We can glean the net effect from figures newly published by the Ministry of Justice (MoJ) (https://www.gov.uk/government/statistics/family-court-statistics-quarterly-january-to-march-2025/family-court-statistics-quarterly-january-to-march-2025).
They show that divorces concluded during 2024 took just under 66 weeks on average for a Final Order to be granted. A decade before, it had taken 49.2 weeks.
We can reasonably expect the process to take even longer if data from the first quarter of this year is taken into account.

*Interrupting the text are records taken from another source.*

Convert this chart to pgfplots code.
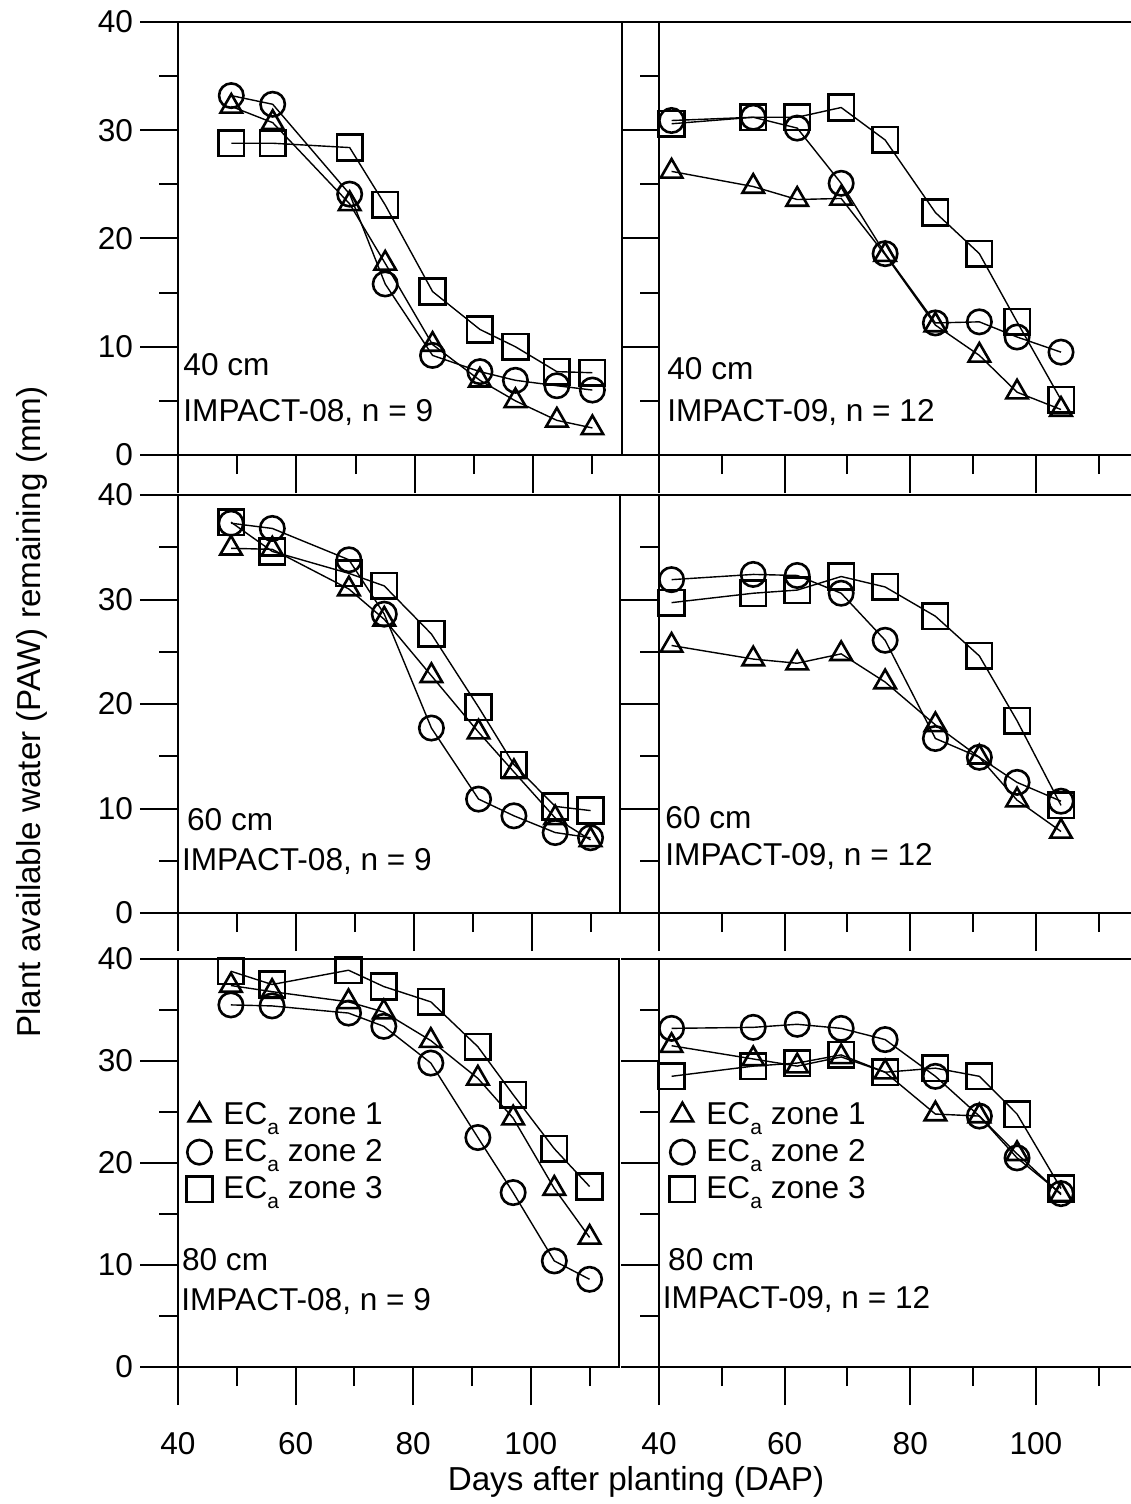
\documentclass[border=0pt]{standalone}
\usepackage{fontspec}
\setmainfont{Liberation Sans}
\usepackage{pgfplots}
\pgfplotsset{compat=1.18}
\newcommand{\fs}{\fontsize{15.8}{19}\selectfont}
\newcommand{\fl}{\fontsize{16.6}{20}\selectfont}
\newcommand{\ECa}{EC\raisebox{-0.32em}{\fontsize{10.5}{12}\selectfont a}}
\pgfplotsset{
  panel/.style={
    scale only axis, clip=false,
    xmin=40, ymin=0, ymax=40,
    xtick={40,60,80,100}, minor xtick={50,70,90,110},
    ytick={0,10,20,30,40}, minor ytick={5,15,25,35},
    tick align=outside, xtick pos=bottom, ytick pos=left,
    major tick length=19pt, minor tick length=9.5pt,
    every tick/.style={black, line width=1pt},
    axis line style={line width=1pt},
    /pgf/number format/assume math mode=true,
    tick label style={font=\fs},
    yticklabel style={anchor=east},
    xticklabel style={yshift=-10pt},
    every axis plot/.append style={black, line width=0.7pt, mark options={solid, line width=1.3pt, fill=none}},
  },
  leftcol/.style={panel, xmax=115, yticklabels={0,10,20,30,40}},
  rightcol/.style={panel, xmax=115.3, yticklabels={}},
  upper/.style={xticklabels={}},
  lower/.style={xticklabels={40,60,80,100}},
  z1/.style={mark=triangle, mark size=6.2pt},
  z2/.style={mark=o, mark size=6.1pt},
  z3/.style={mark=square, mark size=6.4pt},
  leg/.style={
    legend style={draw=none, fill=none, font=\fs, at={(#1,0.654)}, anchor=north west,
      inner sep=0pt, row sep=4pt, column sep=4pt, nodes={inner sep=1pt}},
    legend cell align=left,
    legend image code/.code={\draw[##1, only marks] plot coordinates {(0pt,0pt)}; \path[draw=none, fill=none] (-7pt,-7pt) rectangle (7pt,7pt);},
  },
}
\begin{document}
\begin{tikzpicture}
\useasboundingbox (0,0) rectangle (565pt,-752pt);

% ---------- top left: IMPACT-08, 40 cm
\begin{axis}[leftcol, upper, at={(89pt,-11pt)}, anchor=north west, width=222pt, height=216.5pt]
\addplot[z1] coordinates {(49,32.2)(56,30.7)(69,23.2)(75,17.7)(83,10.2)(91,6.9)(97,5.0)(104,3.2)(110,2.5)};
\addplot[z2] coordinates {(49,33.2)(56,32.4)(69,24.1)(75,15.8)(83,9.2)(91,7.7)(97,6.9)(104,6.4)(110,6.0)};
\addplot[z3] coordinates {(49,28.8)(56,28.8)(69,28.4)(75,23.1)(83,15.1)(91,11.6)(97,10.0)(104,7.7)(110,7.6)};
\node[anchor=base west, font=\fs, inner sep=0pt] at (axis cs:40.85,7.3) {40 cm};
\node[anchor=base west, font=\fs, inner sep=0pt] at (axis cs:40.85,3.14) {IMPACT-08, n = 9};
\end{axis}

% ---------- top right: IMPACT-09, 40 cm
\begin{axis}[rightcol, upper, at={(329.5pt,-11pt)}, anchor=north west, width=236.5pt, height=216.5pt]
\addplot[z1] coordinates {(42,26.2)(55,24.8)(62,23.6)(69,23.7)(76,18.5)(84,12.0)(91,9.2)(97,5.8)(104,4.2)};
\addplot[z2] coordinates {(42,30.9)(55,31.2)(62,30.2)(69,25.1)(76,18.6)(84,12.2)(91,12.3)(97,10.9)(104,9.5)};
\addplot[z3] coordinates {(42,30.6)(55,31.2)(62,31.2)(69,32.1)(76,29.1)(84,22.4)(91,18.6)(97,12.3)(104,5.1)};
\node[anchor=base west, font=\fs, inner sep=0pt] at (axis cs:41.27,7.0) {40 cm};
\node[anchor=base west, font=\fs, inner sep=0pt] at (axis cs:41.27,3.14) {IMPACT-09, n = 12};
\end{axis}

% ---------- middle left: IMPACT-08, 60 cm
\begin{axis}[leftcol, upper, at={(89pt,-247.5pt)}, anchor=north west, width=221pt, height=209pt]
\addplot[z1] coordinates {(49,34.9)(56,34.8)(69,31.0)(75,28.1)(83,22.7)(91,17.3)(97,13.5)(104,9.1)(110,7.0)};
\addplot[z2] coordinates {(49,37.3)(56,36.8)(69,33.8)(75,28.6)(83,17.7)(91,10.9)(97,9.3)(104,7.7)(110,7.2)};
\addplot[z3] coordinates {(49,37.4)(56,34.6)(69,32.5)(75,31.3)(83,26.7)(91,19.7)(97,14.2)(104,10.2)(110,9.8)};
\node[anchor=base west, font=\fs, inner sep=0pt] at (axis cs:41.48,7.94) {60 cm};
\node[anchor=base west, font=\fs, inner sep=0pt] at (axis cs:40.63,4.11) {IMPACT-08, n = 9};
\end{axis}

% ---------- middle right: IMPACT-09, 60 cm
\begin{axis}[rightcol, upper, at={(329.5pt,-247.5pt)}, anchor=north west, width=236.5pt, height=209pt]
\addplot[z1] coordinates {(42,25.6)(55,24.3)(62,23.9)(69,24.8)(76,22.1)(84,18.0)(91,14.9)(97,10.8)(104,7.8)};
\addplot[z2] coordinates {(42,31.9)(55,32.4)(62,32.3)(69,30.6)(76,26.1)(84,16.7)(91,14.9)(97,12.5)(104,10.7)};
\addplot[z3] coordinates {(42,29.7)(55,30.6)(62,30.9)(69,32.2)(76,31.2)(84,28.4)(91,24.6)(97,18.4)(104,10.3)};
\node[anchor=base west, font=\fs, inner sep=0pt] at (axis cs:40.96,8.13) {60 cm};
\node[anchor=base west, font=\fs, inner sep=0pt] at (axis cs:40.96,4.59) {IMPACT-09, n = 12};
\end{axis}

% ---------- bottom left: IMPACT-08, 80 cm
\begin{axis}[leftcol, lower, leg=0.016, at={(89pt,-479.5pt)}, anchor=north west, width=220.5pt, height=204pt]
\addplot[z1] coordinates {(49,37.4)(56,36.8)(69,35.8)(75,34.8)(83,32.0)(91,28.3)(97,24.4)(104,17.5)(110,12.7)};
\addlegendentry{\ECa{} zone 1}
\addplot[z2] coordinates {(49,35.5)(56,35.4)(69,34.7)(75,33.4)(83,29.8)(91,22.5)(97,17.1)(104,10.4)(110,8.6)};
\addlegendentry{\ECa{} zone 2}
\addplot[z3] coordinates {(49,38.8)(56,37.5)(69,38.9)(75,37.3)(83,35.8)(91,31.4)(97,26.7)(104,21.4)(110,17.7)};
\addlegendentry{\ECa{} zone 3}
\node[anchor=base west, font=\fs, inner sep=0pt] at (axis cs:40.63,9.5) {80 cm};
\node[anchor=base west, font=\fs, inner sep=0pt] at (axis cs:40.5,5.5) {IMPACT-08, n = 9};
\end{axis}

% ---------- bottom right: IMPACT-09, 80 cm
\begin{axis}[rightcol, lower, leg=0.019, at={(329.5pt,-479.5pt)}, anchor=north west, width=236.5pt, height=204pt]
\addplot[z1] coordinates {(42,31.5)(55,30.2)(62,29.5)(69,30.4)(76,28.9)(84,24.8)(91,24.6)(97,20.9)(104,16.9)};
\addlegendentry{\ECa{} zone 1}
\addplot[z2] coordinates {(42,33.2)(55,33.3)(62,33.6)(69,33.2)(76,32.1)(84,28.5)(91,24.6)(97,20.5)(104,17.0)};
\addlegendentry{\ECa{} zone 2}
\addplot[z3] coordinates {(42,28.5)(55,29.5)(62,29.8)(69,30.6)(76,28.9)(84,29.3)(91,28.5)(97,24.8)(104,17.5)};
\addlegendentry{\ECa{} zone 3}
\node[anchor=base west, font=\fs, inner sep=0pt] at (axis cs:41.4,9.5) {80 cm};
\node[anchor=base west, font=\fs, inner sep=0pt] at (axis cs:40.56,5.7) {IMPACT-09, n = 12};
\end{axis}

\node[rotate=90, font=\fl, anchor=base] at (20pt,-356pt) {Plant available water (PAW) remaining (mm)};
\node[font=\fl, anchor=base] at (318pt,-745pt) {Days after planting (DAP)};
\end{tikzpicture}
\end{document}
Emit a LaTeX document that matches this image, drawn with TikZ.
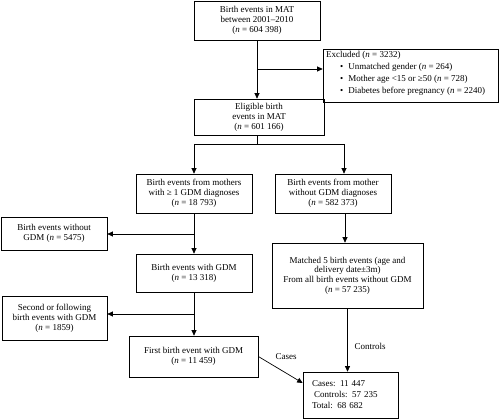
\documentclass[tikz,border=0pt]{standalone}
\usepackage{fontspec}
\setmainfont{Liberation Serif}
\usetikzlibrary{arrows.meta,calc}
\begin{document}
\begin{tikzpicture}[x=1pt,y=-1pt,
  box/.style={draw,line width=0.7pt,align=center,inner sep=2pt,font=\fontsize{9}{10}\selectfont},
  arr/.style={line width=0.7pt,-{Triangle[length=5.5pt,width=5pt]}},
  ln/.style={line width=0.7pt},
  lab/.style={font=\fontsize{9}{10}\selectfont,inner sep=0pt}]
\useasboundingbox (0,0) rectangle (500,419);
\node[box,minimum width=126pt,minimum height=39pt] (b1) at (257,20.5) {Birth events in MAT\\between 2001--2010\\(\textit{n} = 604 398)};
\node[box,minimum width=175pt,minimum height=53pt] (excl) at (410.5,75.5) {};
\node[lab,anchor=north west,align=left,font=\fontsize{9}{11.7}\selectfont] (exclt) at (326,51.5) {Excluded (\textit{n} = 3232)\\
\hspace*{14pt}\textbullet\hspace{5pt}Unmatched gender (\textit{n} = 264)\\
\hspace*{14pt}\textbullet\hspace{5pt}Mother age <15 or ≥50 (\textit{n} = 728)\\
\hspace*{14pt}\textbullet\hspace{5pt}Diabetes before pregnancy (\textit{n} = 2240)};
\node[box,minimum width=130pt,minimum height=36pt] (b2) at (259,117) {Eligible birth\\events in MAT\\(\textit{n} = 601 166)};
\node[box,minimum width=116pt,minimum height=39pt] (b3L) at (194,193.5) {Birth events from mothers\\with ≥ 1 GDM diagnoses\\(\textit{n} = 18 793)};
\node[box,minimum width=116pt,minimum height=39pt] (b3R) at (333,193.5) {Birth events from mother\\without GDM diagnoses\\(\textit{n} = 582 373)};
\node[box,minimum width=106pt,minimum height=33pt] (noGDM) at (54,233.5) {Birth events without\\GDM (\textit{n} = 5475)};
\node[box,minimum width=116pt,minimum height=38pt] (b4) at (194,273) {Birth events with GDM\\(\textit{n} = 13 318)};
\node[box,minimum width=151pt,minimum height=65pt,font=\fontsize{9}{9.6}\selectfont] (matched) at (347.5,275.5) {Matched 5 birth events (age and\\delivery date±3m)\\From all birth events without GDM\\(\textit{n} = 57 235)};
\node[box,minimum width=105pt,minimum height=44pt] (second) at (54.5,318) {Second or following\\birth events with GDM\\(\textit{n} = 1859)};
\node[box,minimum width=129pt,minimum height=41pt] (first) at (193.5,356.5) {First birth event with GDM\\(\textit{n} = 11 459)};
\node[box,minimum width=95pt,minimum height=46pt,align=left,text width=77pt,inner xsep=9pt,font=\fontsize{9}{11}\selectfont] (final) at (350.5,395) {Cases: 11 447\\\hspace*{2pt}Controls: 57 235\\Total: 68 682};
% connectors
\draw[arr] (b1.south) -- (b1.south |- b2.north);
\coordinate (j1) at (257,69);
\draw[arr] (j1) -- (j1 -| excl.west);
\coordinate (j2) at (257,144);
\coordinate (j2l) at (194,144);
\coordinate (j2r) at (344,144);
\draw[ln] (j2 |- b2.south) -- (j2);
\draw[ln] (j2l) -- (j2r);
\draw[arr] (j2l) -- (j2l |- b3L.north);
\draw[arr] (j2r) -- (j2r |- b3R.north);
\draw[arr] ([xshift=12pt]b3R.south) -- ([xshift=12pt]b3R.south |- matched.north);
\draw[arr] (b3L.south) -- (b3L.south |- b4.north);
\coordinate (j3) at (194,234);
\draw[arr] (j3) -- (j3 -| noGDM.east);
\draw[arr] (b4.south) -- (b4.south |- first.north);
\coordinate (j4) at (194,314);
\draw[arr] (j4) -- (j4 -| second.east);
\draw[arr] (first.east) -- ([yshift=12pt]final.west);
\node[lab] (lcases) at (286,357) {Cases};
\draw[arr] (matched.south) -- (matched.south |- final.north);
\node[lab] (lcontrols) at (370,346) {Controls};
\end{tikzpicture}
\end{document}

It showed that divorces now take 74 weeks – or, to put it another way, 17 months – to finalise.
The MoJ numbers have been given almost coincidental context by the release of the latest divorce figures by the Office for National Statistics (ONS).
They show that 102,678 divorced in England and Wales in 2023 (https://www.ons.gov.uk/peoplepopulationandcommunity/birthsdeathsandmarriages/divorce/bulletins/divorcesinenglandandwales/2023).
Although that represents an increase of just over 28 per cent on the year before, we need to bear in mind that many couples deferred their divorces until the legal reforms took effect at the start of April 2022, thereby depressing that year’s total.
Amidst the misfortune associated with a tally of individuals ending their marriages, the ONS’ material appears to show a glimmer of comfort.
The average length of marriages which ended in divorce in 2023 was 12.7 years – one of the longest such durations on record.
However, and without wishing to sound too downbeat, I wonder whether that figure is artificially inflated in some instances at least by the time now taken to complete divorces.
Choosing to divorce is, generally, not an easy decision to take but, once it is made, those involved often want to finalise their separation legally and financially as swiftly as possible.
It can come as an unpleasant surprise to those people able to agree how to fairly divide their assets to find that they must wait such a long time to complete the divorce process.
After the five-month ‘cooling-off’ period, couples are able to apply for a Conditional Order.
The experience of myself and my colleagues at Hall Brown is that the courts are currently taking a number of weeks to process these applications before confirming a date on which a Conditional Order will be pronounced.
Individuals could, therefore, quite easily be waiting seven months or more before they actually receive their Conditional Order.
Thereafter, the law states that couples must then wait at least six weeks and one day before applying for their Final Order – something which in itself may take a number of weeks to be dealt with.
That delay can create tensions of its own, not least because any financial agreement which may already have been reached could need to be revised because of how changes in the wider economy might undermine the valuations of property, pensions or businesses.
Such pressures can turn an amicable situation into something rather less so and that is one reason why we may recommend that couples enter into something called a ‘separation agreement’.
In situations where couples have already agreed how their assets should be divided and wish to have as much certainty as possible that any potential delays in their divorce will not affect those terms, a separation agreement can act as a framework for an eventual settlement.
Under the previous legislative regime, discussions about finances might take longer to complete than the process of obtaining the conditional or final orders.
In many cases, the time taken by overworked family courts to handle those orders means things have been reversed.
It is true that putting a separation agreement in place adds another small layer of cost to a divorce.
Nevertheless, it can help prevent the prospect of a financial agreement unravelling and leading to a lengthy and far more costly litigation in the future.